The outlook looked no more promising with the Confederation of British Industry reporting that export orders were at their lowest for almost a year. However, the prospects for factory gate inflation have improved, according to the CBI's latest survey of manufacturers.

The size of the trade gap surprised the City which had been forecasting a deficit of pounds .7bn. An improvement in the oil deficit, as some of the maintenance work on North Sea oil fields ended, was outweighed by a deterioration in the balance on total manufactures.

Non-oil exports fell in August, while imports rose in most principal categories. The decline in exports was concentrated in finished manufactures, while the rise in imports was principally in semi-manufactures.

The slowdown in exports will continue in the immediate future, suggested the CBI's September survey of manufacturers. This showed export demand at its least buoyant since last October.

Some 25 per cent of companies reported that their export order books were above normal while 23 per cent said they were below normal. This left a net balance of just 2 per cent, down from 7 per cent in August, and a high of 20 per cent in June.

There was more encouraging news on the outlook for factory gate inflation, with a balance of 7 per cent expecting to increase rather than decrease output prices. This was the lowest since May 1994.

Sudhir Janankar, an economist at the CBI, said that with companies facing tough competitive conditions in both home and overseas markets, "this now seems set to restrain firmly their ability to secure price rises over the coming months".

The deterioration in the trade gap has now been evident since spring.
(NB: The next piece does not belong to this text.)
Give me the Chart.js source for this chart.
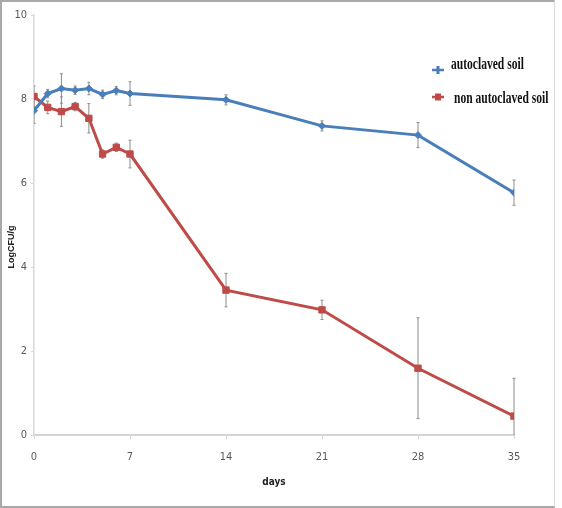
<!DOCTYPE html>
<html>
<head>
<meta charset="utf-8">
<script src="https://cdn.jsdelivr.net/npm/chart.js@4"></script>
<style>
  html, body { margin: 0; padding: 0; background: #fff; }
  #wrap { position: relative; width: 562px; height: 508px; overflow: hidden; }
  #frame { position: absolute; left: 0; top: 0; width: 552px; height: 504px;
           border-top: 2px solid #a9a9a9; border-left: 2px solid #a9a9a9; border-bottom: 2px solid #a9a9a9;
           border-right: 1px solid #dcdcdc; pointer-events: none; }
  canvas { position: absolute; left: 0; top: 0; }
</style>
</head>
<body>
<div id="wrap">
  <canvas id="c" width="562" height="508"></canvas>
  <div id="frame"></div>
</div>
<script>
const days = [0, 1, 2, 3, 4, 5, 6, 7, 14, 21, 28, 35];
const autoclaved = [7.72, 8.13, 8.25, 8.21, 8.25, 8.11, 8.2, 8.13, 7.98, 7.36, 7.14, 5.77];
const autoclavedErr = [0.3, 0.1, 0.35, 0.1, 0.15, 0.1, 0.1, 0.28, 0.12, 0.12, 0.3, 0.3];
const nonAutoclaved = [8.06, 7.8, 7.7, 7.82, 7.54, 6.69, 6.85, 6.69, 3.45, 2.98, 1.59, 0.45];
const nonAutoclavedErr = [0.25, 0.15, 0.35, 0.1, 0.35, 0.1, 0.1, 0.33, 0.4, 0.23, 1.2, 0.9];
const xTicks = [0, 7, 14, 21, 28, 35];

const BLUE = '#4a7ebb';
const RED = '#be4b48';
const tickFont = { family: '"Liberation Sans Narrow", "DejaVu Sans Condensed", "Liberation Sans", sans-serif', size: 11 };

const toPts = vals => days.map((d, i) => ({ x: d, y: vals[i] }));

// error bars, drawn through the scales
const errorBars = {
  id: 'errorBars',
  beforeDatasetsDraw(chart) {
    const { ctx, chartArea, scales: { x, y } } = chart;
    const errs = [autoclavedErr, nonAutoclavedErr];
    ctx.save();
    ctx.beginPath();
    ctx.rect(chartArea.left, chartArea.top - 10, chartArea.right - chartArea.left + 10, chartArea.bottom - chartArea.top + 10);
    ctx.clip();
    ctx.strokeStyle = '#8c8c8c';
    ctx.lineWidth = 1;
    chart.data.datasets.forEach((ds, di) => {
      ds.data.forEach((p, i) => {
        const px = x.getPixelForValue(p.x);
        const top = y.getPixelForValue(p.y + errs[di][i]);
        const bot = y.getPixelForValue(p.y - errs[di][i]);
        ctx.beginPath();
        ctx.moveTo(px, top); ctx.lineTo(px, bot);
        ctx.moveTo(px - 1.5, top); ctx.lineTo(px + 1.5, top);
        ctx.moveTo(px - 1.5, bot); ctx.lineTo(px + 1.5, bot);
        ctx.stroke();
      });
    });
    ctx.restore();
  }
};

// legend and y title, placed like the original
const extras = {
  id: 'extras',
  afterDraw(chart) {
    const { ctx } = chart;
    ctx.save();
    // y axis title
    ctx.translate(12, 247);
    ctx.rotate(-Math.PI / 2);
    ctx.font = 'bold 9px "Liberation Sans", Arial, sans-serif';
    ctx.fillStyle = '#222';
    ctx.textAlign = 'center';
    ctx.textBaseline = 'middle';
    ctx.fillText('LogCFU/g', 0, 0);
    ctx.restore();

    const items = [
      { ds: chart.data.datasets[0], mx: 438, my: 70, tx: 451, ty: 69 },
      { ds: chart.data.datasets[1], mx: 438, my: 97, tx: 454, ty: 103 }
    ];
    items.forEach(it => {
      ctx.save();
      ctx.strokeStyle = it.ds.borderColor;
      ctx.fillStyle = it.ds.borderColor;
      ctx.lineWidth = 2.5;
      ctx.beginPath();
      ctx.moveTo(it.mx - 6, it.my); ctx.lineTo(it.mx + 6, it.my);
      ctx.stroke();
      if (it.ds.pointStyle === 'rect') ctx.fillRect(it.mx - 3, it.my - 3.5, 6, 7);
      else { ctx.fillRect(it.mx - 1.5, it.my - 4, 3, 8); }
      ctx.restore();
      ctx.save();
      ctx.translate(it.tx, it.ty);
      ctx.scale(0.68, 1);
      ctx.font = 'bold 17px "Liberation Serif", "Times New Roman", serif';
      ctx.fillStyle = '#111';
      ctx.textBaseline = 'alphabetic';
      ctx.fillText(it.ds.label, 0, 0);
      ctx.restore();
    });
  }
};

new Chart(document.getElementById('c'), {
  type: 'line',
  data: {
    datasets: [
      { label: 'autoclaved soil', data: toPts(autoclaved), borderColor: BLUE, backgroundColor: BLUE,
        borderWidth: 3, pointStyle: 'rectRot', pointRadius: 3.5, pointBorderWidth: 1, tension: 0 },
      { label: 'non autoclaved soil', data: toPts(nonAutoclaved), borderColor: RED, backgroundColor: RED,
        borderWidth: 3, pointStyle: 'rect', pointRadius: 4.5, pointBorderWidth: 1, tension: 0 }
    ]
  },
  options: {
    responsive: false,
    animation: false,
    layout: { padding: { top: 15, right: 48, left: 0, bottom: 0 } },
    plugins: { legend: { display: false }, tooltip: { enabled: false } },
    scales: {
      x: {
        type: 'linear', min: 0, max: 35,
        afterBuildTicks: s => { s.ticks = xTicks.map(v => ({ value: v })); },
        afterFit: s => { s.height = 73; },
        grid: { drawOnChartArea: false, tickLength: 4, color: '#d9d9d9' },
        border: { color: '#d4d4d4', width: 2 },
        ticks: { font: tickFont, color: '#595959', padding: 12, maxRotation: 0 },
        title: { display: true, text: 'days', font: { family: tickFont.family, size: 10, weight: 'bold' },
                 color: '#222', padding: { top: 0, bottom: 20 } }
      },
      y: {
        min: 0, max: 10,
        ticks: { stepSize: 2, font: tickFont, color: '#595959', padding: 4 },
        afterFit: s => { s.width = 34; },
        grid: { drawOnChartArea: false, tickLength: 3, color: '#d9d9d9' },
        border: { color: '#d9d9d9', width: 1.5 }
      }
    }
  },
  plugins: [errorBars, extras]
});
</script>
</body>
</html>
In the three months to August, the non-EC deficit ran at pounds 2.6bn, compared with pounds 1.5bn in the previous three months.

The immediate cause is that underlying import volumes have risen sharply in the past six months while export volumes have been flat.

Excluding oil and erratics, the volume of imports rose by 5 per cent in the three months to August, while exports rose by 1 per cent.

On the import front, there are signs that the recent surge has been caused by a pick-up in investment. Capital goods imports increased by 16 per cent in the three months ending August compared with the previous three months. By contrast consumer goods excluding cars fell by 8.5 per cent. The yearly comparison of the three months ending August showed capital goods up by 27 per cent and consumer goods excluding cars up by only 1.5 per cent.

On the export front, what has happened is that Britain's exporters have been hit hard by the slowdown in the US economy which accounts for about a third of non-EU exports. In the three months to August, exports to North America were 7 per cent down on the previous three months. A rise in exports of 4 per cent over the same period to countries outside the OECD and OPEC was not sufficient to make up the shortfall in trade with North America.